Game 17
Southwest 0
 vs. New England 5

Monday, August 21, 2006
3:00PM ET


Plays at Home Spark New Hampshire
New England Advances Behind Bean’s Arm

By Brandon Miller
Special Correspondent

It was an elimination game at Lamade Stadium when the Portsmouth (N.H.) Little League All-Stars took on the South Lake Charles All-Stars from Louisiana. Ultimately, the Portsmouth Little League team from the New England Region prevailed 5-0 in a game much closer than the score indicated.

New Hampshire pitcher Jordan Bean continued his Little League Baseball World Series dominance picking up his second win in two tries as he shut down South Lake Charles, allowing only two hits over six innings, striking out 12.

“This was not Jordan’s best performance, but as you can see, Jordan is the gutsiest kid I know,” said Portsmouth manager Mark McCauley. “He absolutely goes to entirely another level. It’s his heart and his head that really gets him through all this.”

Coming into the game, Bean’s game plan was to, “pitch strikes, don’t give up a lot of walks, and stay around the strike zone. Nothing wild. Let the defense make the play like they did all game.”

And the defense did step up when it needed to. In the fourth, South Lake Charles pinch hitter Hunter Ford drew a leadoff walk and was followed by a single by pinch hitter Jordan Karam. An error by the centerfielder put runners at second and third with nobody out and Taylor Butler coming to the plate.

Bean let loose a wild pitch and Ford attempted to score, but was thrown out at home on a flip from catcher Connor McCauley to Bean.

“It took a good hop off the backstop and came right to me,” said McCauley. “As soon as I threw it to Jordan I knew he was dead.”

With Karam advancing to third on the play, the next batter grounded the ball to third base. Karam broke for home on contact and was thrown out on another close play at the plate.

“(Feeney) makes a nice play going to his left and spins back and throws it home, makes a good strike and the catcher blocks the plate,” said South Lake Charles manager Josh Corman. “I really felt like if we’d have scored there that would have been a big difference.”

A strikeout later and the inning was over with a 0-0 tie still in effect.

“I did feel good about our chances as we got into the later innings because we were making solid contact,” said manager McCauley. “I felt that going into the bottom of that fifth inning if we could just get to the top of our order…eventually when you’re hitting the ball like that you’re going to find some holes, and that’s what you saw.”

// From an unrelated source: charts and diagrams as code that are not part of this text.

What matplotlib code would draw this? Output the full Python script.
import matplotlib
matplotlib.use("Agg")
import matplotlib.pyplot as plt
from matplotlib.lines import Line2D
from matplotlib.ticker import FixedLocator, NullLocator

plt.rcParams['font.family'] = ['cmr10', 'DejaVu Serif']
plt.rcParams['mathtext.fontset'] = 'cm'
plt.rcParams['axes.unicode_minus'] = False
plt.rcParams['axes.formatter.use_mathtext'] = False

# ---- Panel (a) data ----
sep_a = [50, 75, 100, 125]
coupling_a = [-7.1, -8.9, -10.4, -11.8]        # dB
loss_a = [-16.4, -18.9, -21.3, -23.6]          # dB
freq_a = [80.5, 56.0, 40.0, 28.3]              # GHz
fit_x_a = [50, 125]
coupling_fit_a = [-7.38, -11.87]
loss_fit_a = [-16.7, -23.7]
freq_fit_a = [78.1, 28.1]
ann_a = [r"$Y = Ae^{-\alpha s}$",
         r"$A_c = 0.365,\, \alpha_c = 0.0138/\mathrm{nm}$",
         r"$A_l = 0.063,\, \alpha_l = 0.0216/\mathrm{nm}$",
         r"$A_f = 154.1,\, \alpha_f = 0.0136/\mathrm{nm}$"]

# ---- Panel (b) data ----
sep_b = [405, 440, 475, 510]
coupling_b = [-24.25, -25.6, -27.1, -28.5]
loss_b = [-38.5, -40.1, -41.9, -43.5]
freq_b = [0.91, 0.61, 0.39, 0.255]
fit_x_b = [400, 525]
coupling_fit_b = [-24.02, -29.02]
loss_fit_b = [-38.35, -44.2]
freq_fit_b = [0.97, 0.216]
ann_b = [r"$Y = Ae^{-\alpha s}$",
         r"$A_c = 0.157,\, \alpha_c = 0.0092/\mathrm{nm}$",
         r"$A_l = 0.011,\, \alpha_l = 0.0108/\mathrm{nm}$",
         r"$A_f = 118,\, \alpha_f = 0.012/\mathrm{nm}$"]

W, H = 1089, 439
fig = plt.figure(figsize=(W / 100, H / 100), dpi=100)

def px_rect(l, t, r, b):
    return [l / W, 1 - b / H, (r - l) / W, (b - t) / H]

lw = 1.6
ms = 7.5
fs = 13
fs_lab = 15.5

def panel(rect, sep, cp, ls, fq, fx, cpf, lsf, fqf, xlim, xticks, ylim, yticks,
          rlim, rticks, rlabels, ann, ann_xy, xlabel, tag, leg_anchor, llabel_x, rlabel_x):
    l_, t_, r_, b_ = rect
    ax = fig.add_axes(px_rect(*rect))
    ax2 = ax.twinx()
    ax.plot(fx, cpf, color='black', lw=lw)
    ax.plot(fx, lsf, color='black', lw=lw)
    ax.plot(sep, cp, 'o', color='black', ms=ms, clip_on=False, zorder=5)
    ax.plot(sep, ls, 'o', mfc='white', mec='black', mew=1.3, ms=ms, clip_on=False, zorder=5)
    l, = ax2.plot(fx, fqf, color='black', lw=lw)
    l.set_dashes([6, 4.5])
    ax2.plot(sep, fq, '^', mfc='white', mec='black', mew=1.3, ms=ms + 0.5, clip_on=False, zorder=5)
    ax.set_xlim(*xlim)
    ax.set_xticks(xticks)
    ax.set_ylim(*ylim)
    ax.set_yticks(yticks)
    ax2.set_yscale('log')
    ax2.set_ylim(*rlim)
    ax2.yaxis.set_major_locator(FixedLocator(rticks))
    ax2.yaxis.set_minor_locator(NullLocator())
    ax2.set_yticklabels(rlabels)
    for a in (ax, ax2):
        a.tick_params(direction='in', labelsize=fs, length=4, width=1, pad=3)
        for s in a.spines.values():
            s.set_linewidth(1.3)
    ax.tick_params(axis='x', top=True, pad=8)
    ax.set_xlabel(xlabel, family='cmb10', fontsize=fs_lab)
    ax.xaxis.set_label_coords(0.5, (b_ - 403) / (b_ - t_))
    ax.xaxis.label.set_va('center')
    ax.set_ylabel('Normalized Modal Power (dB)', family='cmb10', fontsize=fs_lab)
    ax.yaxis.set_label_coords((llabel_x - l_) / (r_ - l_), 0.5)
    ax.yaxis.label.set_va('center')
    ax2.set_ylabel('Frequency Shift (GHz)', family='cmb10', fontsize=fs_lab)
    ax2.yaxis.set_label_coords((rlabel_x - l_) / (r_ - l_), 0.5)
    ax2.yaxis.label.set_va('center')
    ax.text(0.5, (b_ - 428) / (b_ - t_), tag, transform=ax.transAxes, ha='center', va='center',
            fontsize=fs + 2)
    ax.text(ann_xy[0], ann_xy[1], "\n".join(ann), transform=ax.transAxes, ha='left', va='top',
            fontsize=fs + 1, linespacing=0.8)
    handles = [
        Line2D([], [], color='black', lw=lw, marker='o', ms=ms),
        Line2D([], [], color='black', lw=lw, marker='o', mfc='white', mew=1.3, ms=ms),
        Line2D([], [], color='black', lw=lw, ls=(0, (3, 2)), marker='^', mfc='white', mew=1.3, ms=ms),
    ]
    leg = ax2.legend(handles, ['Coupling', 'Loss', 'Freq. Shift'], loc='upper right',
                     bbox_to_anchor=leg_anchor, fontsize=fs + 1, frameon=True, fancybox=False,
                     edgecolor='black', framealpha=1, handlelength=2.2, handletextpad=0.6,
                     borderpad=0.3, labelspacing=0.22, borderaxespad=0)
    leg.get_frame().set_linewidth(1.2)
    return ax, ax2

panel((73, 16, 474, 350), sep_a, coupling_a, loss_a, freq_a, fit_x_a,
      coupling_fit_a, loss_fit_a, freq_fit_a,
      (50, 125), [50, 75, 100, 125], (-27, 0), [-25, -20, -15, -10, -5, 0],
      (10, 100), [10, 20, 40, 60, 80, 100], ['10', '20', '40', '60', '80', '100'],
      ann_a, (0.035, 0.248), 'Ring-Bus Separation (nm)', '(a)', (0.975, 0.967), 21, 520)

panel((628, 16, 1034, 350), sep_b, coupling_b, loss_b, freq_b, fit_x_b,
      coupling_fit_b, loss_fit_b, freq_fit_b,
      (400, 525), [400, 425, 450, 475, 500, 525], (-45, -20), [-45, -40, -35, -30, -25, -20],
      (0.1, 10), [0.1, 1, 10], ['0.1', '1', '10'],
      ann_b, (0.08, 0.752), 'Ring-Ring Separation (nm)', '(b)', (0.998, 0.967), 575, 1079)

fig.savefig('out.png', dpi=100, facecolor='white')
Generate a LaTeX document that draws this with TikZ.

With the momentum shifted, New Hampshire was able to break it open in the bottom of the fifth when a walk, three hits and two errors scored five runs.

“We went back to playing Portsmouth baseball today,” said manager McCauley whose team committed seven errors yesterday, but managed to bounce back with a solid defensive effort in this game. “We have a saying that ‘regardless of whether you hit a home run or you just made a mental or physical error, its history channel.’”

The game-winning hit came off the bat of Matthew Feeney when he singled in the first run of the game.

“It just felt good cause that was a timely hit right there,” said Feeney. “I’ve been kind of waiting for a good key hit like that.”

“Matty’s a good enough hitter, plus a number three hitter, he bats behind Jordan. That’s a tall task because a lot of teams will pitch around Jordan,” said manager McCauley of Feeney’s offensive skills.

South Lake Charles showed their defensive prowess in the third when shortstop Matt Gallier chased down a ball in the hole behind second base, made a spin, and completed the highlight reel play with a strong throw to first to record the out.

The defense stepped up again in the fourth when a leadoff single was wiped out with a 5-4-3 double play, prompting South Lake Charles pitcher Nick Zaunbrecher to get high fives from everyone in the infield.

“That was about some of the best defense, if not the best defense, we’ve ever played (against),” said manager McCauley.

South Lake Charles ends the tournament having played their hearts out and enjoying the run the entire way.

“It was really, really special, for all the kids,” said manager Corman. “I don’t think the kids will realize it until we get home. They’re going to realize that it was something else.”

Corman, who will be leaving his hometown of Lake Charles after the tournament to coach high school baseball in Zachary, La., could not say enough about the experience and what the team has meant to him.

“That’s going to be something special when those guys are 30 and 40 years old and I’m an old man and we can get together and say ‘this is what we did. We did something here.’ I will miss the players on this team.”

Corman also wanted to thank his wife, Jennifer, for her support over the past five years while he coached and spent time away from home.

“We were so entirely focused on this ballgame that we didn’t allow ourselves to get beyond it, so we’ll have a day to regroup and we’ll figure out who we’re going to throw either Wednesday or Thursday,” said manager McCauley.